GLADIATOR II, LA FINE DELL’IMPERO

Ci tenevo a finire l’anno vedendo una trashata fatta bene. Gladiator II è ruffiano fin dall’inizio, con i titoli di testa animati in uno stile vagamente reminiscente della famigerata sequenza animata di Caligola di Tinto Brass (recentemente restaurata in un “ultimate cut”). Dai credits abbiamo dunque un breve riassunto di Gladiator, per chi ne avesse bisogno (ad esempio: io).

Poi inizia la storia di Hano (Paul Mescal), sposo guerrigliero in terra di Numidia che affronta la flotta romana capitanata dal generalissimo Acacius (Pedro Pascal) che in una lunga scena di assedio gli uccide la moglie e lo fa prigioniero. Classico Gladiator. E niente, poi da lì siamo nel più classico dei sandaloni con Ridley Scott che evidentemente si diverte tantissimo, anche se chi si diverte più di tutti è evidentemente Denzel Washington nel ruolo del lanista sponsor di gladiatori slash complottista slash eminenza grigia che vuole detronizzare gli imperatori gemelli Geta e Caracalla (Geta è Joseph Quinn di Stranger Things, Caracalla è Fred Hechinger di Thelma).

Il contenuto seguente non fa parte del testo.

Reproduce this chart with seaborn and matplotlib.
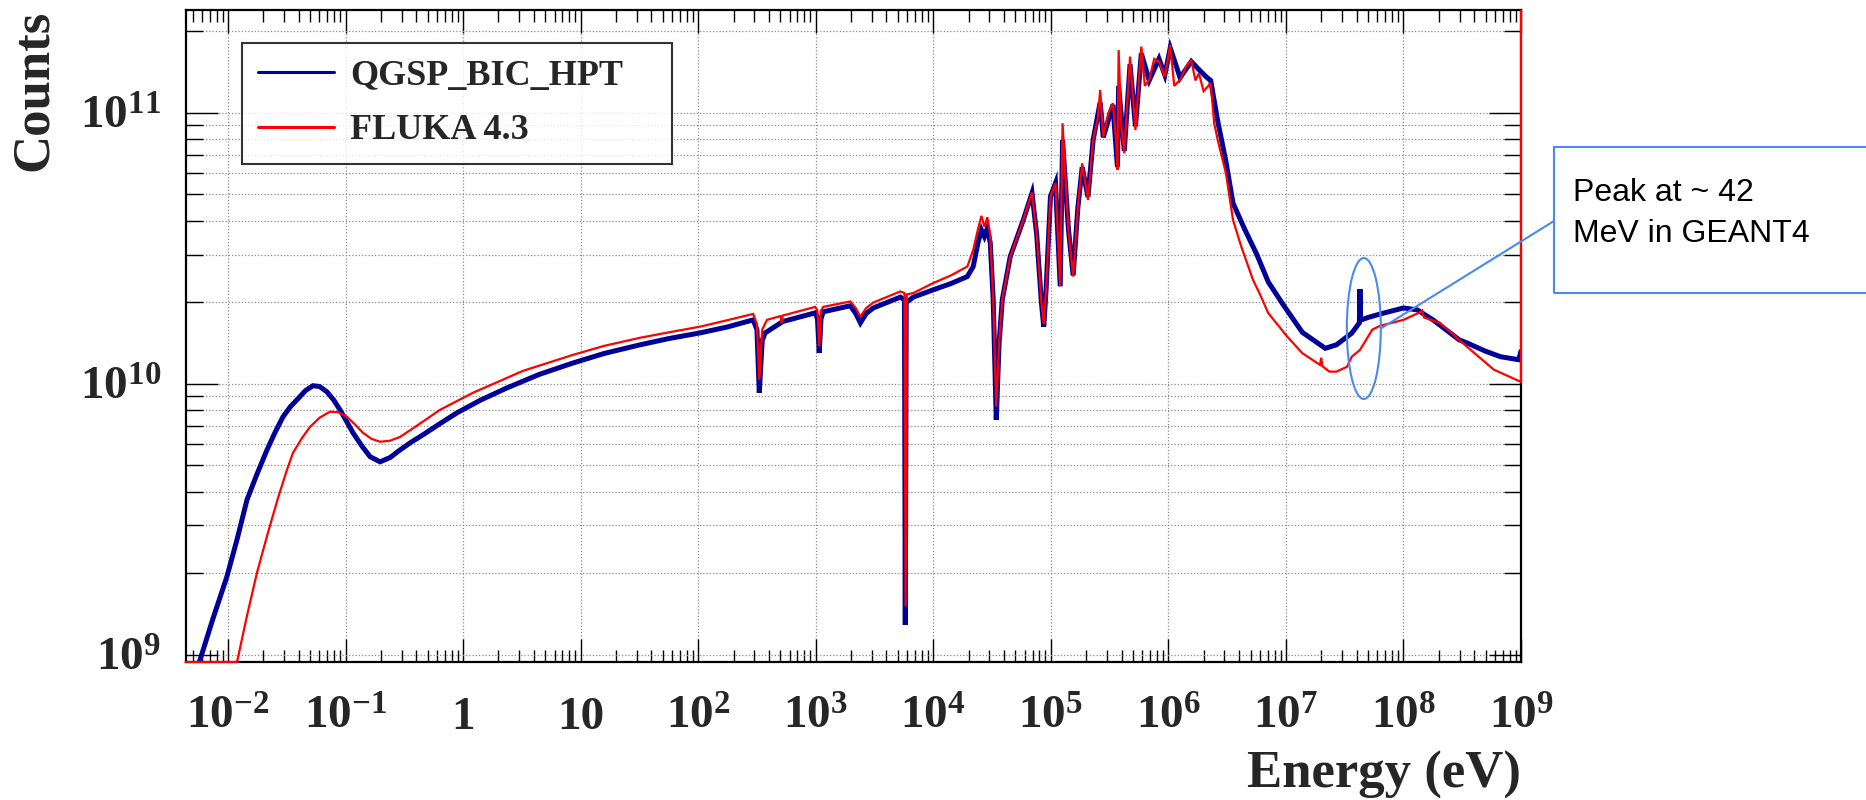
import numpy as np
import pandas as pd
import seaborn as sns
import matplotlib
matplotlib.use("Agg")
import matplotlib.pyplot as plt
from matplotlib.patches import Rectangle, Ellipse
from matplotlib.lines import Line2D
from matplotlib.transforms import Bbox, TransformedBbox
from matplotlib.ticker import FixedLocator, FixedFormatter, LogLocator, NullFormatter

# ---------------- data (log10 values) ----------------
qgsp_log_energy = [
    -2.26, -2.13, -2.009, -1.92, -1.838, -1.75, -1.668, -1.60, -1.532, -1.47,
    -1.413, -1.34, -1.277, -1.22, -1.157, -1.10, -1.047, -0.99, -0.936, -0.86,
    -0.791, -0.706, -0.62, -0.536, -0.44, -0.34, -0.20, -0.051, 0.15, 0.374,
    0.65, 0.936, 1.20, 1.506, 1.75, 2.017, 2.25, 2.468, 2.50, 2.52,
    2.545, 2.57, 2.72, 2.996, 3.015, 3.03, 3.045, 3.064, 3.294, 3.34,
    3.38, 3.43, 3.49, 3.72, 3.755, 3.762, 3.77, 3.83, 4.00, 4.15,
    4.29, 4.34, 4.38, 4.41, 4.435, 4.46, 4.485, 4.51, 4.536, 4.56,
    4.587, 4.655, 4.766, 4.84, 4.88, 4.92, 4.94, 4.96, 4.997, 5.04,
    5.07, 5.08, 5.10, 5.15, 5.19, 5.23, 5.267, 5.316, 5.36, 5.42,
    5.446, 5.528, 5.567, 5.577, 5.625, 5.674, 5.72, 5.77, 5.837, 5.92,
    5.97, 6.016, 6.10, 6.195, 6.26, 6.33, 6.36, 6.42, 6.49, 6.55,
    6.65, 6.75, 6.85, 6.98, 7.14, 7.335, 7.43, 7.56, 7.625, 7.63,
    7.636, 7.70, 7.804, 8.00, 8.117, 8.255, 8.475, 8.54, 8.70, 8.826,
    8.98, 9.00,
]
qgsp_log_counts = [
    8.95, 9.13, 9.288, 9.43, 9.572, 9.67, 9.756, 9.82, 9.878, 9.915,
    9.941, 9.975, 9.993, 9.99, 9.970, 9.94, 9.904, 9.86, 9.819, 9.77,
    9.731, 9.712, 9.728, 9.756, 9.785, 9.812, 9.852, 9.893, 9.94, 9.985,
    10.035, 10.077, 10.112, 10.144, 10.167, 10.188, 10.21, 10.236, 10.20, 9.967,
    10.16, 10.188, 10.23, 10.262, 10.24, 10.114, 10.24, 10.266, 10.288, 10.26,
    10.225, 10.26, 10.28, 10.32, 10.31, 9.11, 10.30, 10.32, 10.347, 10.37,
    10.396, 10.433, 10.52, 10.568, 10.544, 10.574, 10.52, 10.31, 9.867, 10.15,
    10.31, 10.47, 10.605, 10.704, 10.55, 10.30, 10.211, 10.35, 10.691, 10.741,
    10.45, 10.36, 10.90, 10.57, 10.40, 10.65, 10.80, 10.69, 10.90, 11.04,
    10.91, 11.03, 10.80, 11.10, 10.86, 11.18, 10.95, 11.22, 11.12, 11.20,
    11.14, 11.24, 11.13, 11.19, 11.16, 11.13, 11.12, 10.97, 10.82, 10.667,
    10.57, 10.48, 10.376, 10.29, 10.19, 10.131, 10.144, 10.187, 10.225, 10.35,
    10.235, 10.245, 10.258, 10.28, 10.273, 10.235, 10.162, 10.151, 10.12, 10.10,
    10.089, 10.12,
]

fluka_log_energy = [
    -2.36, -1.923, -1.84, -1.753, -1.66, -1.574, -1.50, -1.447, -1.37, -1.302,
    -1.22, -1.132, -1.06, -0.987, -0.92, -0.851, -0.78, -0.706, -0.62, -0.536,
    -0.37, -0.196, 0.085, 0.511, 0.936, 1.20, 1.506, 1.75, 2.017, 2.25,
    2.468, 2.50, 2.52, 2.545, 2.585, 2.70, 2.71, 2.72, 2.996, 3.015,
    3.03, 3.045, 3.064, 3.294, 3.34, 3.38, 3.43, 3.49, 3.72, 3.755,
    3.765, 3.775, 3.83, 4.00, 4.15, 4.29, 4.34, 4.38, 4.41, 4.435,
    4.46, 4.485, 4.51, 4.536, 4.56, 4.587, 4.655, 4.766, 4.84, 4.88,
    4.92, 4.94, 4.96, 4.997, 5.04, 5.06, 5.08, 5.10, 5.12, 5.15,
    5.19, 5.23, 5.267, 5.316, 5.36, 5.40, 5.42, 5.446, 5.49, 5.528,
    5.555, 5.567, 5.577, 5.60, 5.625, 5.674, 5.72, 5.77, 5.80, 5.837,
    5.88, 5.92, 5.97, 6.016, 6.05, 6.10, 6.15, 6.195, 6.23, 6.26,
    6.30, 6.36, 6.39, 6.42, 6.49, 6.55, 6.62, 6.72, 6.78, 6.85,
    7.01, 7.14, 7.29, 7.30, 7.31, 7.37, 7.43, 7.52, 7.56, 7.63,
    7.735, 7.80, 8.00, 8.15, 8.16, 8.175, 8.31, 8.54, 8.77, 9.00,
    9.00,
]
fluka_log_counts = [
    8.973, 8.973, 9.14, 9.303, 9.45, 9.579, 9.68, 9.745, 9.80, 9.841,
    9.875, 9.897, 9.895, 9.878, 9.85, 9.819, 9.797, 9.786, 9.79, 9.804,
    9.852, 9.904, 9.967, 10.048, 10.107, 10.14, 10.170, 10.19, 10.211, 10.235,
    10.258, 10.22, 10.015, 10.20, 10.236, 10.25, 10.225, 10.252, 10.284, 10.27,
    10.138, 10.27, 10.284, 10.304, 10.28, 10.248, 10.28, 10.30, 10.341, 10.335,
    9.178, 10.33, 10.335, 10.372, 10.40, 10.433, 10.494, 10.57, 10.62, 10.58,
    10.615, 10.55, 10.31, 9.916, 10.15, 10.31, 10.47, 10.605, 10.706, 10.55,
    10.30, 10.22, 10.35, 10.691, 10.741, 10.55, 10.36, 10.962, 10.80, 10.568,
    10.396, 10.65, 10.814, 10.679, 10.90, 10.98, 11.085, 10.913, 11.00, 11.036,
    10.90, 10.79, 11.232, 10.95, 10.851, 11.208, 10.937, 11.245, 11.10, 11.122,
    11.20, 11.19, 11.133, 11.251, 11.10, 11.122, 11.17, 11.196, 11.12, 11.146,
    11.08, 11.11, 10.962, 10.90, 10.777, 10.605, 10.507, 10.384, 10.33, 10.261,
    10.175, 10.113, 10.07, 10.096, 10.065, 10.045, 10.045, 10.063, 10.10, 10.125,
    10.20, 10.214, 10.236, 10.266, 10.27, 10.245, 10.225, 10.137, 10.052, 10.007,
    12.0,
]

series_names = ["QGSP_BIC_HPT", "FLUKA 4.3"]
series_colors = ["#000099", "#ff0000"]

x_tick_values = [1e-2, 1e-1, 1e0, 1e1, 1e2, 1e3, 1e4, 1e5, 1e6, 1e7, 1e8, 1e9]
x_tick_labels = [r"$10^{-2}$", r"$10^{-1}$", "1", "10", r"$10^{2}$", r"$10^{3}$",
                 r"$10^{4}$", r"$10^{5}$", r"$10^{6}$", r"$10^{7}$", r"$10^{8}$", r"$10^{9}$"]
y_tick_values = [1e9, 1e10, 1e11]
y_tick_labels = [r"$10^{9}$", r"$10^{10}$", r"$10^{11}$"]

x_limits = (10 ** -2.357, 1e9)
y_limits = (10 ** 8.973, 10 ** 11.38)

annotation_text = "Peak at ~ 42\nMeV in GEANT4"
annotation_center = (4.6e7, 1.6e10)

# ---------------- build table ----------------
df = pd.concat([
    pd.DataFrame({"Energy": 10.0 ** np.array(qgsp_log_energy),
                  "Counts": 10.0 ** np.array(qgsp_log_counts),
                  "Model": series_names[0]}),
    pd.DataFrame({"Energy": 10.0 ** np.array(fluka_log_energy),
                  "Counts": 10.0 ** np.array(fluka_log_counts),
                  "Model": series_names[1]}),
], ignore_index=True)

# ---------------- style ----------------
sns.set_theme(style="white")
plt.rcParams["font.family"] = ["Liberation Serif", "DejaVu Serif"]
plt.rcParams["mathtext.fontset"] = "custom"
plt.rcParams["mathtext.rm"] = "Liberation Serif:bold"
plt.rcParams["mathtext.it"] = "Liberation Serif:bold"
plt.rcParams["mathtext.bf"] = "Liberation Serif:bold"

W, H = 1866, 800
fig = plt.figure(figsize=(W / 100, H / 100), dpi=100)
ax_left, ax_right, ax_top, ax_bottom = 186, 1521, 10, 662
ax = fig.add_axes([ax_left / W, 1 - ax_bottom / H, (ax_right - ax_left) / W, (ax_bottom - ax_top) / H])
ax.set_xscale("log")
ax.set_yscale("log")

sns.lineplot(data=df, x="Energy", y="Counts", hue="Model", hue_order=series_names,
             palette=dict(zip(series_names, series_colors)), sort=False,
             estimator=None, legend=False, ax=ax)
lw_map = {0: 3.6, 1: 1.6}
z_map = {0: 2.8, 1: 3.0}
frame_clip = TransformedBbox(Bbox([[-0.01, -0.01], [1.01, 1.0]]), ax.transAxes)
for i, line in enumerate(ax.lines):
    line.set_linewidth(lw_map.get(i, 1.5))
    line.set_zorder(z_map.get(i, 3))
    line.set_solid_joinstyle("miter")
    if i == 1:
        line.set_clip_box(frame_clip)

ax.set_xlim(*x_limits)
ax.set_ylim(*y_limits)

# ticks
ax.xaxis.set_major_locator(FixedLocator(x_tick_values))
ax.xaxis.set_major_formatter(FixedFormatter(x_tick_labels))
ax.xaxis.set_minor_locator(LogLocator(base=10, subs=np.arange(2, 10), numticks=100))
ax.xaxis.set_minor_formatter(NullFormatter())
ax.yaxis.set_major_locator(FixedLocator(y_tick_values))
ax.yaxis.set_major_formatter(FixedFormatter(y_tick_labels))
ax.yaxis.set_minor_locator(LogLocator(base=10, subs=np.arange(2, 10), numticks=100))
ax.yaxis.set_minor_formatter(NullFormatter())

ax.tick_params(axis="x", which="major", direction="in", length=16.5, width=1.0,
               top=True, bottom=True, labelsize=34, pad=48, color="black")
ax.tick_params(axis="x", which="minor", direction="in", length=8.5, width=1.0,
               top=True, bottom=True, color="black")
ax.tick_params(axis="y", which="major", direction="in", length=23, width=1.0,
               left=True, right=True, labelsize=34, pad=18, color="black")
ax.tick_params(axis="y", which="minor", direction="in", length=12, width=1.0,
               left=True, right=True, color="black")
for lab in ax.get_xticklabels():
    lab.set_verticalalignment("baseline")
    lab.set_fontweight("bold")
for lab in ax.get_yticklabels():
    lab.set_fontweight("bold")

# grid
grid_kw = dict(color="#8c8c8c", linestyle=(0, (1, 1.6)), linewidth=0.9)
ax.grid(False)
ax.xaxis.grid(True, which="major", **grid_kw)
ax.yaxis.grid(True, which="both", **grid_kw)
ax.set_axisbelow(True)

for sp in ax.spines.values():
    sp.set_color("black")
    sp.set_linewidth(1.6)
    sp.set_visible(True)

# axis labels
ax.set_xlabel("Energy (eV)", fontsize=38, fontweight="bold", ha="right", va="baseline")
ax.xaxis.set_label_coords(1.0, (ax_bottom - 788) / (ax_bottom - ax_top))
ax.set_ylabel("Counts", fontsize=38, fontweight="bold", ha="right", va="bottom")
ax.yaxis.set_label_coords((58 - ax_left) / (ax_right - ax_left), 1.0)

# legend
handles = [Line2D([0], [0], color=c, lw=2.2) for c in series_colors]
leg = ax.legend(handles, series_names, loc="upper left",
                bbox_to_anchor=((242 - ax_left) / (ax_right - ax_left),
                                (ax_bottom - 168) / (ax_bottom - ax_top),
                                (672 - 242) / (ax_right - ax_left),
                                (168 - 43) / (ax_bottom - ax_top)),
                mode="expand", borderaxespad=0, frameon=True, fancybox=False,
                prop={"family": "Liberation Serif", "weight": "bold", "size": 26},
                handlelength=2.1, handletextpad=0.45, borderpad=0.45, labelspacing=0.6)
leg.get_frame().set_edgecolor("black")
leg.get_frame().set_linewidth(1.5)
leg.set_zorder(5)

# annotation: ellipse, connector and callout box
ann_color = "#4a8af0"
cx, cy = ax.transData.transform(annotation_center)
fx, fy = fig.transFigure.inverted().transform((cx, cy))
ell_w, ell_h = 34, 141
ell = Ellipse((fx, fy), ell_w / W, ell_h / H, transform=fig.transFigure,
              fill=False, edgecolor=ann_color, linewidth=1.5, zorder=6)
fig.add_artist(ell)
box_x0, box_top, box_bottom = 1554, 147, 293
fig.add_artist(Line2D([fx + ell_w / 2 / W, box_x0 / W], [fy, 1 - 221 / H],
                      transform=fig.transFigure, color=ann_color, lw=1.5, zorder=6))
fig.add_artist(Rectangle((box_x0 / W, 1 - box_bottom / H), (W + 20 - box_x0) / W,
                         (box_bottom - box_top) / H, transform=fig.transFigure,
                         fill=False, edgecolor=ann_color, linewidth=1.5, zorder=6))
fig.text(1573 / W, 1 - 213.5 / H, annotation_text, family=["Liberation Sans", "DejaVu Sans"],
         fontsize=23, color="black", ha="left", va="center", linespacing=1.45)

fig.savefig("out.png", dpi=100, facecolor="white")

Ci sono alcuni attori che tornano, principalmente Connie Nielsen nel ruolo di Lucilla che farà la grande rivelazione che tutti più o meno sanno dall’inizio (ma se non la sai non la dirò qui) e che casualmente è anche la moglie di Acacius e insieme a lui sta tramando per riportare il senato detronizzando i due imperatori: poveri imperatori, tutti li vogliono detronizzare per un motivo o per l’altro.

E niente, ci sono delle belle scene d’azione, c’è tutta la CGI più orribile che ti puoi aspettare (i babbuini santiddio) e ci sono le ovvie inesattezze storiche che è lecito aspettarsi da un sandalone di Ridley Scott, compreso il senatore che legge il giornale al bar. 

Come sequel non è male, anzi è abbastanza nelle corde “pop” del primo film: è divertente, non fa male a nessuno, forse è un po’ fuori tempo massimo, ecco.